> YOUR OBJECTIVE
Pictures aside, quote the whole listing exactly.

> SOURCE EXCERPT
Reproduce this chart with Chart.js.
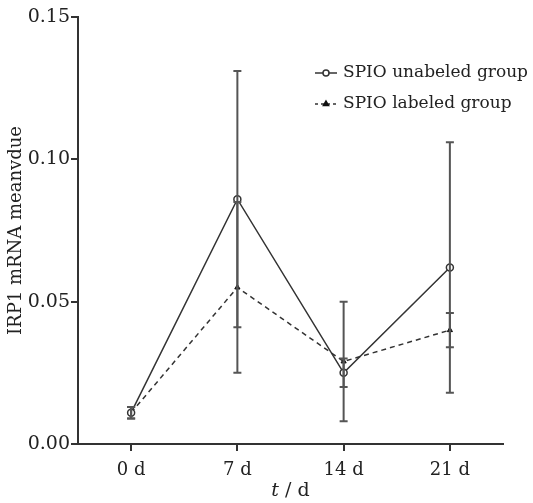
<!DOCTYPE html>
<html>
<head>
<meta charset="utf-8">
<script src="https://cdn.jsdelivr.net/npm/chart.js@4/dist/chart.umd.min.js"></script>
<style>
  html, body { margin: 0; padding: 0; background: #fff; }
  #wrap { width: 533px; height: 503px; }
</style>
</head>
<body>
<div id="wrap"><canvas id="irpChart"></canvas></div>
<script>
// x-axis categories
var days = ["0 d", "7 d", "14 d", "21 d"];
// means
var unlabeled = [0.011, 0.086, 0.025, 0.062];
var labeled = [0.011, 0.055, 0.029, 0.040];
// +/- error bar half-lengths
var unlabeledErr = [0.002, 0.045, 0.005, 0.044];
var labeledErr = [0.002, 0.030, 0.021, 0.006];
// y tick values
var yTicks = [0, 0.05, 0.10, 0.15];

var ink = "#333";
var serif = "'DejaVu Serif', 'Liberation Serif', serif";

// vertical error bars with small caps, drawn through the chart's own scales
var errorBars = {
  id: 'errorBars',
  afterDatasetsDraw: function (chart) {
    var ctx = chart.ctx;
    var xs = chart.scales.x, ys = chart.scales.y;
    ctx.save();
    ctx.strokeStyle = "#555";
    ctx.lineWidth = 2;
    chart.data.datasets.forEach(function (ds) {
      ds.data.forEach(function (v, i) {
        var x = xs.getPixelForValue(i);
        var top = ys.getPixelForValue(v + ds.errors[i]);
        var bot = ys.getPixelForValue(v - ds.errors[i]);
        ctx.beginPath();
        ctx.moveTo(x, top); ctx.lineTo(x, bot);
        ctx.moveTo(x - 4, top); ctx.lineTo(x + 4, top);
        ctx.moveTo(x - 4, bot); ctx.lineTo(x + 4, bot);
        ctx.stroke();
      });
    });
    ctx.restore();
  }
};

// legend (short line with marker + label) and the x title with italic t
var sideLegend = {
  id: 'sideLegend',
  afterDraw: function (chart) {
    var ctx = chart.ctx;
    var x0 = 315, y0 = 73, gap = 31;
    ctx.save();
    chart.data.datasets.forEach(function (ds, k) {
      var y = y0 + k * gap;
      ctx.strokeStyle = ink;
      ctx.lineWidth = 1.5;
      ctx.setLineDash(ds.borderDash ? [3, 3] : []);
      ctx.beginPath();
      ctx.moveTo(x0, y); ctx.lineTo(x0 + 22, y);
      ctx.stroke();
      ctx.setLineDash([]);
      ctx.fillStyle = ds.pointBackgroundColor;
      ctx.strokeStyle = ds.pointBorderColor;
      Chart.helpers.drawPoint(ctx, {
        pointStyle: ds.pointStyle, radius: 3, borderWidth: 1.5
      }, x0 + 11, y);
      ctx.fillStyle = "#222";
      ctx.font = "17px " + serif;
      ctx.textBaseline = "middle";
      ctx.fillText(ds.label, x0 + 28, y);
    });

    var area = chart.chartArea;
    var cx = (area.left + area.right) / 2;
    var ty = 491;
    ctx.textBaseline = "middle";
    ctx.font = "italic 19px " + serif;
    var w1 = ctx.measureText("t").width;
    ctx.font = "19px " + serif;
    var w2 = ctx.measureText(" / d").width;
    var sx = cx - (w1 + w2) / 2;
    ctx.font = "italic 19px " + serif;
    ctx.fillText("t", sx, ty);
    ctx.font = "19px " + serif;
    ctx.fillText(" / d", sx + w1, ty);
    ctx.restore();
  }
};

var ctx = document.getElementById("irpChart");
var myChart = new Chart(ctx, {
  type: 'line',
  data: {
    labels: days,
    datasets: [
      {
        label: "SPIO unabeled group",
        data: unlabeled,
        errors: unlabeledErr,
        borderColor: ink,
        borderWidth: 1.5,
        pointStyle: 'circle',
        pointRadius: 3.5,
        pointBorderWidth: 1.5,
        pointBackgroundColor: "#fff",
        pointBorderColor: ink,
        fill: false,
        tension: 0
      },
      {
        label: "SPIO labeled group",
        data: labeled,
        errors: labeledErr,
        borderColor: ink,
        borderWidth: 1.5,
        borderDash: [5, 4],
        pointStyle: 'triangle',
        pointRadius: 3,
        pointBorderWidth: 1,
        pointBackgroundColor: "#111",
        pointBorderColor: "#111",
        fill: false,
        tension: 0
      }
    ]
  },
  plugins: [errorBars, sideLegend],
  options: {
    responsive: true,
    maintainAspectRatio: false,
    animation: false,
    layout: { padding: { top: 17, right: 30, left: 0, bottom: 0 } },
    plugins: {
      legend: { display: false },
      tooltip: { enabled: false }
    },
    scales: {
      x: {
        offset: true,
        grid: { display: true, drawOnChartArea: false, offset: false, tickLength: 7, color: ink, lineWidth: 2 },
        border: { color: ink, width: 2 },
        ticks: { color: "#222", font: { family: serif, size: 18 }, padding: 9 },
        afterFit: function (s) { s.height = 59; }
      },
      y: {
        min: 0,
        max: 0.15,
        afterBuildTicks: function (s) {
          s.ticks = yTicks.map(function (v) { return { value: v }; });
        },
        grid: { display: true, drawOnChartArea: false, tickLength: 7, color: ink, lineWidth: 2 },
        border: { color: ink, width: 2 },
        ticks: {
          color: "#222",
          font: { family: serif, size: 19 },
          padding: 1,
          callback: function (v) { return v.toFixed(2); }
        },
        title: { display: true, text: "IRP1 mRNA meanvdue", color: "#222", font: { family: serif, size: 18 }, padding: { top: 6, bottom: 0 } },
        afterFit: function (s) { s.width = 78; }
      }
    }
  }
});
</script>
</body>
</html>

> FINAL ANSWER
Reproduce this chart with Chart.js.
<!DOCTYPE html>
<html>
<head>
<meta charset="utf-8">
<script src="https://cdn.jsdelivr.net/npm/chart.js@4/dist/chart.umd.min.js"></script>
<style>
  html, body { margin: 0; padding: 0; background: #fff; }
  #wrap { width: 533px; height: 503px; }
</style>
</head>
<body>
<div id="wrap"><canvas id="irpChart"></canvas></div>
<script>
// x-axis categories
var days = ["0 d", "7 d", "14 d", "21 d"];
// means
var unlabeled = [0.011, 0.086, 0.025, 0.062];
var labeled = [0.011, 0.055, 0.029, 0.040];
// +/- error bar half-lengths
var unlabeledErr = [0.002, 0.045, 0.005, 0.044];
var labeledErr = [0.002, 0.030, 0.021, 0.006];
// y tick values
var yTicks = [0, 0.05, 0.10, 0.15];

var ink = "#333";
var serif = "'DejaVu Serif', 'Liberation Serif', serif";

// vertical error bars with small caps, drawn through the chart's own scales
var errorBars = {
  id: 'errorBars',
  afterDatasetsDraw: function (chart) {
    var ctx = chart.ctx;
    var xs = chart.scales.x, ys = chart.scales.y;
    ctx.save();
    ctx.strokeStyle = "#555";
    ctx.lineWidth = 2;
    chart.data.datasets.forEach(function (ds) {
      ds.data.forEach(function (v, i) {
        var x = xs.getPixelForValue(i);
        var top = ys.getPixelForValue(v + ds.errors[i]);
        var bot = ys.getPixelForValue(v - ds.errors[i]);
        ctx.beginPath();
        ctx.moveTo(x, top); ctx.lineTo(x, bot);
        ctx.moveTo(x - 4, top); ctx.lineTo(x + 4, top);
        ctx.moveTo(x - 4, bot); ctx.lineTo(x + 4, bot);
        ctx.stroke();
      });
    });
    ctx.restore();
  }
};

// legend (short line with marker + label) and the x title with italic t
var sideLegend = {
  id: 'sideLegend',
  afterDraw: function (chart) {
    var ctx = chart.ctx;
    var x0 = 315, y0 = 73, gap = 31;
    ctx.save();
    chart.data.datasets.forEach(function (ds, k) {
      var y = y0 + k * gap;
      ctx.strokeStyle = ink;
      ctx.lineWidth = 1.5;
      ctx.setLineDash(ds.borderDash ? [3, 3] : []);
      ctx.beginPath();
      ctx.moveTo(x0, y); ctx.lineTo(x0 + 22, y);
      ctx.stroke();
      ctx.setLineDash([]);
      ctx.fillStyle = ds.pointBackgroundColor;
      ctx.strokeStyle = ds.pointBorderColor;
      Chart.helpers.drawPoint(ctx, {
        pointStyle: ds.pointStyle, radius: 3, borderWidth: 1.5
      }, x0 + 11, y);
      ctx.fillStyle = "#222";
      ctx.font = "17px " + serif;
      ctx.textBaseline = "middle";
      ctx.fillText(ds.label, x0 + 28, y);
    });

    var area = chart.chartArea;
    var cx = (area.left + area.right) / 2;
    var ty = 491;
    ctx.textBaseline = "middle";
    ctx.font = "italic 19px " + serif;
    var w1 = ctx.measureText("t").width;
    ctx.font = "19px " + serif;
    var w2 = ctx.measureText(" / d").width;
    var sx = cx - (w1 + w2) / 2;
    ctx.font = "italic 19px " + serif;
    ctx.fillText("t", sx, ty);
    ctx.font = "19px " + serif;
    ctx.fillText(" / d", sx + w1, ty);
    ctx.restore();
  }
};

var ctx = document.getElementById("irpChart");
var myChart = new Chart(ctx, {
  type: 'line',
  data: {
    labels: days,
    datasets: [
      {
        label: "SPIO unabeled group",
        data: unlabeled,
        errors: unlabeledErr,
        borderColor: ink,
        borderWidth: 1.5,
        pointStyle: 'circle',
        pointRadius: 3.5,
        pointBorderWidth: 1.5,
        pointBackgroundColor: "#fff",
        pointBorderColor: ink,
        fill: false,
        tension: 0
      },
      {
        label: "SPIO labeled group",
        data: labeled,
        errors: labeledErr,
        borderColor: ink,
        borderWidth: 1.5,
        borderDash: [5, 4],
        pointStyle: 'triangle',
        pointRadius: 3,
        pointBorderWidth: 1,
        pointBackgroundColor: "#111",
        pointBorderColor: "#111",
        fill: false,
        tension: 0
      }
    ]
  },
  plugins: [errorBars, sideLegend],
  options: {
    responsive: true,
    maintainAspectRatio: false,
    animation: false,
    layout: { padding: { top: 17, right: 30, left: 0, bottom: 0 } },
    plugins: {
      legend: { display: false },
      tooltip: { enabled: false }
    },
    scales: {
      x: {
        offset: true,
        grid: { display: true, drawOnChartArea: false, offset: false, tickLength: 7, color: ink, lineWidth: 2 },
        border: { color: ink, width: 2 },
        ticks: { color: "#222", font: { family: serif, size: 18 }, padding: 9 },
        afterFit: function (s) { s.height = 59; }
      },
      y: {
        min: 0,
        max: 0.15,
        afterBuildTicks: function (s) {
          s.ticks = yTicks.map(function (v) { return { value: v }; });
        },
        grid: { display: true, drawOnChartArea: false, tickLength: 7, color: ink, lineWidth: 2 },
        border: { color: ink, width: 2 },
        ticks: {
          color: "#222",
          font: { family: serif, size: 19 },
          padding: 1,
          callback: function (v) { return v.toFixed(2); }
        },
        title: { display: true, text: "IRP1 mRNA meanvdue", color: "#222", font: { family: serif, size: 18 }, padding: { top: 6, bottom: 0 } },
        afterFit: function (s) { s.width = 78; }
      }
    }
  }
});
</script>
</body>
</html>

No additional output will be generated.